L’expansion probable de l’économie ne sera toutefois possible qu’en faisant face à deux situations préalables. La première est celle dénoncée par le Programme vénézuélien d’éducation et d’action pour les droits de l’homme (Provea) dans son rapport 2021 – «25 ans d’exécutions extrajudiciaires au Venezuela: 1995-2020»: «Dans un contexte de crimes systématiques et généralisés contre l’humanité (crímenes de lesa humanidad)», selon l’ONG, en 2020 il y a eu 3034 exécutions extrajudiciaires. En 2019, il y en a eu 2012 et depuis 2013, date de l’arrivée au pouvoir de Maduro, il y en a eu 7000, un chiffre scandaleux qui ne semble pas impressionner une partie du progressisme régional, mais qui décourage les protestations.

Le deuxième obstacle à cette prétendue reprise est la croissance des inégalités et de la pauvreté. Dans son rapport 2022, Provea affirme que 6,5 millions de Vénézuéliens ont souffert de la faim entre 2019 et 2021, que 4,1% des enfants ont souffert de malnutrition aiguë et qu’entre 2012 et 2022, la production agricole a diminué de 50%.

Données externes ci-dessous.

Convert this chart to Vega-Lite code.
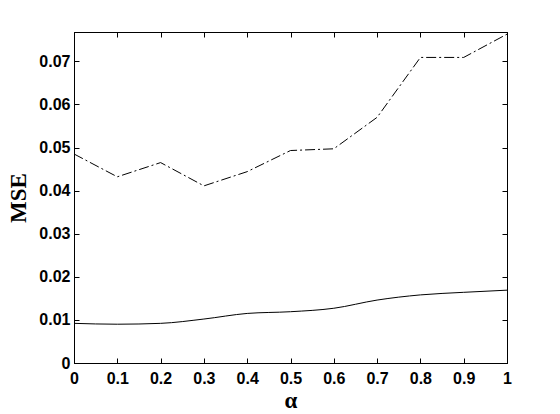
{
  "$schema": "https://vega.github.io/schema/vega-lite/v6.json",
  "autosize": {"type": "none"},
  "padding": {"left": 74, "top": 32, "right": 53, "bottom": 51},
  "width": 433,
  "height": 331,
  "background": "white",
  "config": {
    "view": {"stroke": "black", "strokeWidth": 1},
    "axis": {
      "domainColor": "black",
      "tickColor": "black",
      "tickSize": -5,
      "grid": false,
      "labelFont": "Liberation Sans",
      "labelFontWeight": "bold",
      "labelFontSize": 16,
      "labelColor": "black",
      "titleFont": "Liberation Serif",
      "titleFontWeight": "bold",
      "titleFontSize": 23,
      "titleColor": "black"
    }
  },
  "data": {
    "values": [
      {"alpha": 0.0, "mse": 0.0485, "method": "A"},
      {"alpha": 0.1, "mse": 0.0432, "method": "A"},
      {"alpha": 0.2, "mse": 0.0465, "method": "A"},
      {"alpha": 0.3, "mse": 0.0411, "method": "A"},
      {"alpha": 0.4, "mse": 0.0444, "method": "A"},
      {"alpha": 0.5, "mse": 0.0493, "method": "A"},
      {"alpha": 0.6, "mse": 0.0497, "method": "A"},
      {"alpha": 0.7, "mse": 0.0570, "method": "A"},
      {"alpha": 0.8, "mse": 0.0709, "method": "A"},
      {"alpha": 0.9, "mse": 0.0709, "method": "A"},
      {"alpha": 1.0, "mse": 0.0763, "method": "A"},
      {"alpha": 0.0, "mse": 0.0092, "method": "B"},
      {"alpha": 0.1, "mse": 0.0090, "method": "B"},
      {"alpha": 0.2, "mse": 0.0092, "method": "B"},
      {"alpha": 0.3, "mse": 0.0102, "method": "B"},
      {"alpha": 0.4, "mse": 0.0115, "method": "B"},
      {"alpha": 0.5, "mse": 0.0119, "method": "B"},
      {"alpha": 0.6, "mse": 0.0127, "method": "B"},
      {"alpha": 0.7, "mse": 0.0146, "method": "B"},
      {"alpha": 0.8, "mse": 0.0158, "method": "B"},
      {"alpha": 0.9, "mse": 0.0164, "method": "B"},
      {"alpha": 1.0, "mse": 0.0169, "method": "B"}
    ]
  },
  "resolve": {"axis": {"x": "independent", "y": "independent"}},
  "layer": [
    {
      "transform": [{"filter": "datum.method === 'A'"}],
      "mark": {"type": "line", "color": "black", "strokeWidth": 1, "strokeDash": [10, 3, 2, 3]},
      "encoding": {
        "x": {
          "field": "alpha", "type": "quantitative",
          "scale": {"domain": [0, 1], "nice": false},
          "axis": {"title": "α", "values": [0,0.1,0.2,0.3,0.4,0.5,0.6,0.7,0.8,0.9,1], "format": "~g", "labelPadding": 12, "titlePadding": 3, "labelFlush": false}
        },
        "y": {
          "field": "mse", "type": "quantitative",
          "scale": {"domain": [0, 0.0768], "nice": false, "zero": true},
          "axis": {"title": "MSE", "values": [0,0.01,0.02,0.03,0.04,0.05,0.06,0.07], "format": "~g", "labelPadding": 9, "titlePadding": 8, "labelFlush": false}
        }
      }
    },
    {
      "transform": [{"filter": "datum.method === 'B'"}],
      "mark": {"type": "line", "color": "black", "strokeWidth": 1, "interpolate": "monotone"},
      "encoding": {
        "x": {
          "field": "alpha", "type": "quantitative",
          "axis": {"orient": "top", "title": null, "labels": false, "values": [0,0.1,0.2,0.3,0.4,0.5,0.6,0.7,0.8,0.9,1]}
        },
        "y": {
          "field": "mse", "type": "quantitative",
          "axis": {"orient": "right", "title": null, "labels": false, "values": [0,0.01,0.02,0.03,0.04,0.05,0.06,0.07]}
        }
      }
    }
  ]
}
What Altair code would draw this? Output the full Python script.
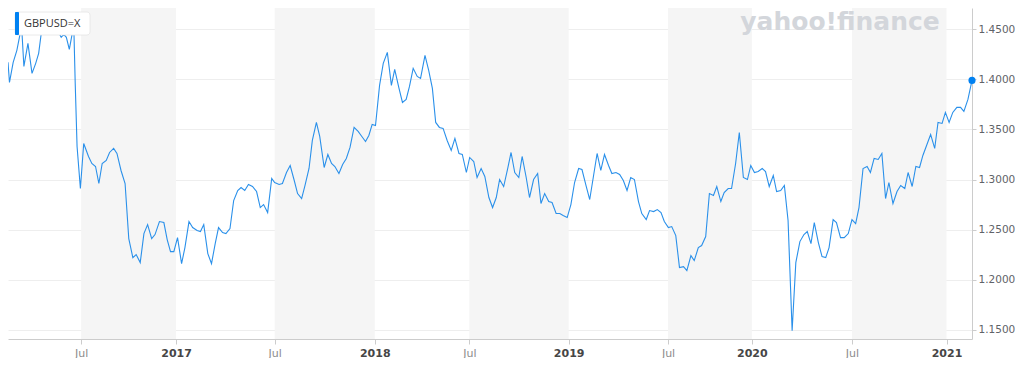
import altair as alt
import pandas as pd

# weekly index (0 = first week shown) and GBP/USD close
weeks = [0.0,0.4,1.4,2.4,3.3,3.7,4.3,5.4,6.5,7.5,8.3,9.0,10.1,11.2,12.2,13.3,14.4,15.1,15.8,16.6,17.4,17.8,18.2,18.7,19.6,20.5,21.8,22.7,23.7,24.6,25.5,26.6,27.5,28.6,29.5,30.6,31.7,32.7,33.8,34.7,35.8,36.8,37.8,38.9,39.8,41.0,42.2,43.1,44.0,44.9,45.9,47.0,47.9,49.0,50.0,51.2,52.1,53.0,54.1,55.1,56.1,57.0,58.1,59.0,60.1,61.1,62.2,63.1,64.1,65.1,66.2,67.3,68.3,69.2,70.3,71.4,72.2,73.4,74.3,75.4,76.4,77.5,78.4,79.5,80.4,81.5,82.4,83.5,84.4,85.6,86.6,87.6,88.5,89.6,90.6,91.6,92.6,93.7,94.8,95.8,96.8,97.7,98.6,99.5,100.6,101.6,102.7,103.8,104.7,105.8,106.8,107.8,108.7,109.7,110.8,111.7,112.9,113.9,114.9,115.8,116.8,117.8,118.9,120.0,121.0,122.1,123.0,124.1,125.0,126.1,127.0,128.1,129.1,130.2,131.2,132.2,133.1,134.2,135.3,136.2,137.2,138.3,139.2,140.3,141.2,142.3,143.4,144.3,145.3,146.4,147.3,148.4,149.4,150.3,151.4,152.4,153.4,154.5,155.4,156.5,157.5,158.5,159.5,160.5,161.5,162.6,163.5,164.6,165.6,166.6,167.6,168.6,169.6,170.7,171.6,172.8,173.7,174.8,175.8,176.8,177.7,178.8,179.7,180.8,181.8,182.9,183.8,184.9,185.8,186.9,187.8,188.9,189.9,191.0,191.9,193.0,193.9,195.0,195.9,197.0,198.0,199.1,200.2,201.1,202.1,203.1,204.2,205.1,206.1,207.2,208.1,209.2,210.2,211.2,212.3,213.3,214.4,215.5,216.4,217.4,218.3,219.4,220.4,221.4,222.3,223.4,224.3,225.4,226.4,227.5,228.5,229.5,230.4,231.5,232.6,233.5,234.5,235.6,236.6,237.6,238.5,239.6,240.7,241.7,242.8,243.7,244.8,245.8,246.8,247.7,248.8,249.8,250.9,251.8,252.9,253.8,254.8,255.8,256.9,257.9,258.8,259.9,261.0]

rates = [1.417,1.397,1.417,1.429,1.446,1.452,1.413,1.436,1.406,1.416,1.426,1.446,1.456,1.463,1.458,1.450,1.442,1.445,1.442,1.430,1.446,1.455,1.396,1.333,1.291,1.336,1.323,1.316,1.313,1.296,1.316,1.319,1.327,1.331,1.326,1.309,1.296,1.241,1.222,1.225,1.217,1.246,1.255,1.241,1.245,1.258,1.257,1.240,1.228,1.228,1.242,1.216,1.232,1.258,1.252,1.249,1.248,1.255,1.226,1.216,1.236,1.252,1.247,1.246,1.251,1.279,1.289,1.292,1.289,1.295,1.293,1.288,1.272,1.275,1.267,1.301,1.297,1.295,1.296,1.307,1.314,1.299,1.286,1.281,1.294,1.311,1.339,1.357,1.343,1.312,1.325,1.316,1.313,1.306,1.315,1.321,1.332,1.352,1.348,1.343,1.338,1.344,1.355,1.354,1.394,1.416,1.427,1.394,1.410,1.392,1.377,1.380,1.393,1.411,1.403,1.401,1.424,1.409,1.391,1.357,1.352,1.351,1.339,1.329,1.341,1.326,1.325,1.307,1.322,1.318,1.302,1.311,1.303,1.282,1.272,1.282,1.300,1.293,1.311,1.327,1.307,1.302,1.323,1.302,1.282,1.300,1.306,1.276,1.286,1.278,1.277,1.266,1.266,1.264,1.262,1.275,1.297,1.311,1.310,1.294,1.280,1.303,1.326,1.309,1.325,1.314,1.306,1.307,1.305,1.299,1.289,1.302,1.300,1.278,1.266,1.260,1.269,1.268,1.270,1.267,1.258,1.252,1.253,1.244,1.212,1.213,1.209,1.224,1.219,1.232,1.234,1.243,1.286,1.284,1.293,1.278,1.287,1.291,1.291,1.316,1.347,1.302,1.300,1.314,1.307,1.308,1.311,1.308,1.293,1.304,1.288,1.289,1.294,1.259,1.149,1.217,1.238,1.245,1.248,1.236,1.257,1.237,1.223,1.222,1.232,1.260,1.257,1.242,1.242,1.246,1.260,1.256,1.272,1.311,1.313,1.307,1.321,1.320,1.326,1.281,1.297,1.276,1.288,1.294,1.291,1.307,1.293,1.313,1.312,1.324,1.335,1.345,1.331,1.357,1.356,1.367,1.357,1.367,1.372,1.372,1.368,1.380,1.399]

tick_weeks = [19.8, 45.5, 72.2, 99.3, 124.9, 151.8, 178.7, 201.4, 228.5, 254.1]
tick_labels = ["Jul", "2017", "Jul", "2018", "Jul", "2019", "Jul", "2020", "Jul", "2021"]
year_ticks = [45.5, 99.3, 151.8, 201.4, 254.1]

band_start = [19.8, 72.2, 124.9, 178.7, 228.5]
band_end = [45.5, 99.3, 151.8, 201.4, 254.1]

y_ticks = [1.15, 1.20, 1.25, 1.30, 1.35, 1.40, 1.45]

series = pd.DataFrame({"week": weeks, "rate": rates})
bands = pd.DataFrame({"start": band_start, "end": band_end})

W, H = 964, 331
xscale = alt.Scale(domain=[0.0, 261.0], nice=False, zero=False)
yscale = alt.Scale(domain=[1.1407, 1.4713], nice=False, zero=False)

labels_js = "[" + ",".join("'%s'" % l for l in tick_labels) + "]"
ticks_js = "[" + ",".join(str(t) for t in tick_weeks) + "]"
years_js = "[" + ",".join(str(t) for t in year_ticks) + "]"

x_axis = alt.Axis(
    values=tick_weeks,
    labelExpr=f"{labels_js}[indexof({ticks_js}, datum.value)]",
    grid=False, title=None,
    domainColor="#cccccc", tickColor="#cccccc", tickSize=5,
    labelFont="DejaVu Sans", labelFontSize=11, labelPadding=3,
    labelOverlap=False, labelFlush=False,
    labelColor={"condition": {"test": f"indexof({years_js}, datum.value) >= 0", "value": "#464646"}, "value": "#8c8c8c"},
    labelFontWeight={"condition": {"test": f"indexof({years_js}, datum.value) >= 0", "value": "bold"}, "value": "normal"},
)
y_axis = alt.Axis(
    orient="right", values=y_ticks, format=".4f", title=None,
    grid=True, gridColor="#eeeeee", domainColor="#cccccc", tickColor="#cccccc",
    tickSize=4, labelPadding=2, labelFont="DejaVu Sans", labelFontSize=10.5,
    labelColor="#5f6368",
)

band_layer = alt.Chart(bands).mark_rect(color="#f5f5f5").encode(
    x=alt.X("start:Q", scale=xscale, axis=x_axis),
    x2="end:Q",
    y=alt.value(0),
    y2=alt.value(H),
)

line_layer = alt.Chart(series).mark_line(color="#2a90ea", strokeWidth=1.1, clip=True).encode(
    x=alt.X("week:Q", scale=xscale, axis=x_axis),
    y=alt.Y("rate:Q", scale=yscale, axis=y_axis),
)

dot_layer = alt.Chart(series.tail(1)).mark_circle(color="#0081f2", size=50, opacity=1).encode(
    x=alt.X("week:Q", scale=xscale, axis=x_axis),
    y=alt.Y("rate:Q", scale=yscale, axis=y_axis),
)

one = alt.Data(values=[{}])
watermark = alt.Chart(one).mark_text(
    text="yahoo!finance", font="DejaVu Sans", fontSize=25, fontWeight="bold",
    color="#d3d6db", align="center", baseline="alphabetic",
).encode(x=alt.value(832), y=alt.value(22))

box = alt.Chart(one).mark_rect(
    fill="white", stroke="#e4e4e4", strokeWidth=0.8, cornerRadius=3,
).encode(x=alt.value(7), x2=alt.value(82), y=alt.value(4), y2=alt.value(27))

accent = alt.Chart(one).mark_rect(fill="#0081f2", cornerRadius=1).encode(
    x=alt.value(7), x2=alt.value(11), y=alt.value(4), y2=alt.value(27)
)

box_text = alt.Chart(one).mark_text(
    text="GBPUSD=X", font="Open Sans", fontSize=11, color="#333333",
    align="left", baseline="middle",
).encode(x=alt.value(16), y=alt.value(16))

chart = alt.layer(
    band_layer, watermark, line_layer, dot_layer, box, accent, box_text
).properties(
    width=W, height=H, padding=0, background="white"
).configure_view(stroke=None)

chart.save("out.html", embed_options={"renderer": "svg", "actions": False})
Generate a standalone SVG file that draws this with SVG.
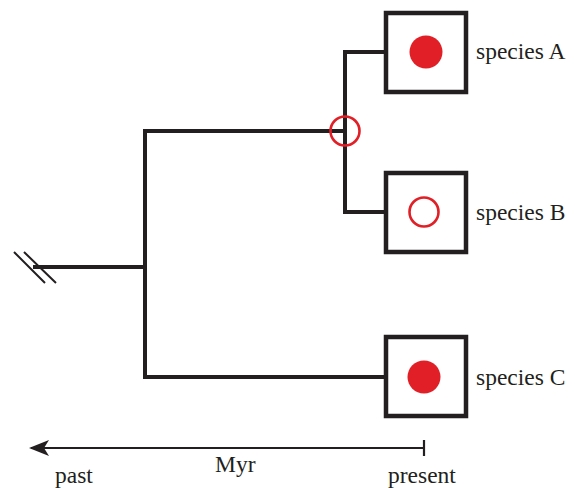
<svg xmlns="http://www.w3.org/2000/svg" width="575" height="488" viewBox="0 0 575 488">
<style>
.ln{fill:none;stroke:#231f20;stroke-width:4}
.box{fill:#fff;stroke:#231f20;stroke-width:4.5}
.dot{fill:#e11f26}
.ring{fill:none;stroke:#e11f26;stroke-width:2.6}
text{font-family:'Liberation Serif','Times New Roman','DejaVu Serif',serif;font-size:23.5px;fill:#231f20}
</style>
<defs>
<marker id="ah" markerWidth="20" markerHeight="16" refX="18" refY="8" orient="auto" markerUnits="userSpaceOnUse">
<path d="M20,8 L0,0 L5,8 L0,16 Z" fill="#231f20"/>
</marker>
</defs>
<g id="connectors">
<path class="ln" d="M33,267 H145 M145,129 V379 M143,131 H345 M143,377 H386 M345,50 V214 M343,52 H386 M343,212 H386"/>
<path d="M14,252 L45,283 M24,252 L56,283" fill="none" stroke="#231f20" stroke-width="2"/>
<circle class="ring" cx="345" cy="131" r="14.5"/>
</g>
<g id="speciesA">
<rect class="box" x="386" y="13" width="80" height="79"/>
<circle class="dot" cx="426" cy="52" r="16.5"/>
<text x="476" y="59">species A</text>
</g>
<g id="speciesB">
<rect class="box" x="386" y="173" width="80" height="79"/>
<circle class="ring" cx="424" cy="212" r="14.5"/>
<text x="476" y="220">species B</text>
</g>
<g id="speciesC">
<rect class="box" x="386" y="337" width="80" height="79"/>
<circle class="dot" cx="424" cy="377" r="16.5"/>
<text x="476" y="385">species C</text>
</g>
<g id="axis">
<line x1="424" y1="448" x2="31" y2="448" stroke="#231f20" stroke-width="2" marker-end="url(#ah)"/>
<line x1="424" y1="440" x2="424" y2="456" stroke="#231f20" stroke-width="2.2"/>
<text x="55" y="483">past</text>
<text x="215" y="472">Myr</text>
<text x="388" y="483">present</text>
</g>
</svg>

Le rapport ajoute que «le Venezuela est l’un des pays où l’inégalité des revenus entre les habitants est la plus grande», ce qui se voit simplement en regardant les rues et les routes sur lesquelles circulent des SUV hors de prix. La crise sociale qui menace le Venezuela pourrait être encore plus dévastatrice que l’inflation qui a détruit l’économie. Bien que le régime semble s’être consolidé, nombreux sont ceux et celles qui pensent que les chances de construire une société plus juste se sont évanouies. (Article paru dans l’hebdomadaire uruguayen Brecha, le 30 juin 2023; traduction rédaction A l’Encontre)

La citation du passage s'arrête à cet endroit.